Stated goal: Which lines run from the first one up to and including the one with "(acutebot) at (0,-753);"? Print exactly those.

Source excerpt:
- - -
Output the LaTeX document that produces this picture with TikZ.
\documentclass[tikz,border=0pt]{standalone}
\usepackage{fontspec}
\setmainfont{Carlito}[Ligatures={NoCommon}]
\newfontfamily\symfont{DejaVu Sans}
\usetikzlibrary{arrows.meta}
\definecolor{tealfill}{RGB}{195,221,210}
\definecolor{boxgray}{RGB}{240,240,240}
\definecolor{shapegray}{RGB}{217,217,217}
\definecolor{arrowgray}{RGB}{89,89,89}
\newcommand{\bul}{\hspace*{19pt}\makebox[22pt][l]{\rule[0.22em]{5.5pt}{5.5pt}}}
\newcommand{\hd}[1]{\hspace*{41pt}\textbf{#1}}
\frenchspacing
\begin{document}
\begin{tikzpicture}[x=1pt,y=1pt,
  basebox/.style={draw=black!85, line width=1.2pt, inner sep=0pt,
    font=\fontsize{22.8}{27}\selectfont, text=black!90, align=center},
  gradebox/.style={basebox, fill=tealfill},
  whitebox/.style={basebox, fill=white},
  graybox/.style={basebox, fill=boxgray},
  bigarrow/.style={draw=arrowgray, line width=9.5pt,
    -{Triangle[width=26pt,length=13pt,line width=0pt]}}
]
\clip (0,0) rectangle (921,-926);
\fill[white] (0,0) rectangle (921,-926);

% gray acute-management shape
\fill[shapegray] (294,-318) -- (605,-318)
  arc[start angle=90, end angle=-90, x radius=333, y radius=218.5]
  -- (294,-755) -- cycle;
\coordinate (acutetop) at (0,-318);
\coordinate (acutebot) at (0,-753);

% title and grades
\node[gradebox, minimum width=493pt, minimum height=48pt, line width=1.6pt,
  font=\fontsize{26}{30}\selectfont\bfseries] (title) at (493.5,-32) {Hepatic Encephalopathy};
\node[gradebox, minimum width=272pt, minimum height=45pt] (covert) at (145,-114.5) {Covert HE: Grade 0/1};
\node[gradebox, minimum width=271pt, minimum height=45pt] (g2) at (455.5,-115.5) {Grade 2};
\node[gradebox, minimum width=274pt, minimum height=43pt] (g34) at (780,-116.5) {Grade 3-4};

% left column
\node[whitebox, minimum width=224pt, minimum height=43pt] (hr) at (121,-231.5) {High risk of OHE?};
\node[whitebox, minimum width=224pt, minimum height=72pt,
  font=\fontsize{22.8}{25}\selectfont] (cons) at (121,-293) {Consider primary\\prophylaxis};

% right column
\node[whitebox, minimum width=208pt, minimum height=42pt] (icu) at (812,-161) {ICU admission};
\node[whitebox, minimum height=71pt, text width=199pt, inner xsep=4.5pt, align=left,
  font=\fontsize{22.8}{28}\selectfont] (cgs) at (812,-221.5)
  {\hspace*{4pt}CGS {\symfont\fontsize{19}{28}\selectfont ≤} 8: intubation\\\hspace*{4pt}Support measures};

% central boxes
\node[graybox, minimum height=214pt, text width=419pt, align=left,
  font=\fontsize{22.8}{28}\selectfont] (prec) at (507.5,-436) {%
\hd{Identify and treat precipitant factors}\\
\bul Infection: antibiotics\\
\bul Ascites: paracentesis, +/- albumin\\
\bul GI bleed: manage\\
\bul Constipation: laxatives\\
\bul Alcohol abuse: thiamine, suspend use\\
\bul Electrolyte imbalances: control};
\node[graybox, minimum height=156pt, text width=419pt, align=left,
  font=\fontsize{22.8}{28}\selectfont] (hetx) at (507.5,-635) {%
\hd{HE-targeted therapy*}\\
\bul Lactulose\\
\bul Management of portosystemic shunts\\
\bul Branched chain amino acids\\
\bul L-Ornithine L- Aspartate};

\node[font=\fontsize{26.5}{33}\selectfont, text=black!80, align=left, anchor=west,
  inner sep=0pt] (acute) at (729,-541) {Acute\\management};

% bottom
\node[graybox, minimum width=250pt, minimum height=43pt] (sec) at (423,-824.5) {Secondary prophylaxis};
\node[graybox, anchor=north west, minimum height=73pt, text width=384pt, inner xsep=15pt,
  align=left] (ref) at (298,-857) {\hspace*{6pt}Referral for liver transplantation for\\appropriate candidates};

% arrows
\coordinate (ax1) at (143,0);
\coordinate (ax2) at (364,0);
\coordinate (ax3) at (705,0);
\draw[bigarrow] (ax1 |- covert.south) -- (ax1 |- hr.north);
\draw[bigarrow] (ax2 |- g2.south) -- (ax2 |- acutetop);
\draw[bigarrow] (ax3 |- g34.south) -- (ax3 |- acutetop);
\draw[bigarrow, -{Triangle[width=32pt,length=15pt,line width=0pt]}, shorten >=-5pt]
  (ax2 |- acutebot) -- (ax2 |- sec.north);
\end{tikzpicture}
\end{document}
- - -
Reply to the task:
Output the LaTeX document that produces this picture with TikZ.
\documentclass[tikz,border=0pt]{standalone}
\usepackage{fontspec}
\setmainfont{Carlito}[Ligatures={NoCommon}]
\newfontfamily\symfont{DejaVu Sans}
\usetikzlibrary{arrows.meta}
\definecolor{tealfill}{RGB}{195,221,210}
\definecolor{boxgray}{RGB}{240,240,240}
\definecolor{shapegray}{RGB}{217,217,217}
\definecolor{arrowgray}{RGB}{89,89,89}
\newcommand{\bul}{\hspace*{19pt}\makebox[22pt][l]{\rule[0.22em]{5.5pt}{5.5pt}}}
\newcommand{\hd}[1]{\hspace*{41pt}\textbf{#1}}
\frenchspacing
\begin{document}
\begin{tikzpicture}[x=1pt,y=1pt,
  basebox/.style={draw=black!85, line width=1.2pt, inner sep=0pt,
    font=\fontsize{22.8}{27}\selectfont, text=black!90, align=center},
  gradebox/.style={basebox, fill=tealfill},
  whitebox/.style={basebox, fill=white},
  graybox/.style={basebox, fill=boxgray},
  bigarrow/.style={draw=arrowgray, line width=9.5pt,
    -{Triangle[width=26pt,length=13pt,line width=0pt]}}
]
\clip (0,0) rectangle (921,-926);
\fill[white] (0,0) rectangle (921,-926);

% gray acute-management shape
\fill[shapegray] (294,-318) -- (605,-318)
  arc[start angle=90, end angle=-90, x radius=333, y radius=218.5]
  -- (294,-755) -- cycle;
\coordinate (acutetop) at (0,-318);
\coordinate (acutebot) at (0,-753);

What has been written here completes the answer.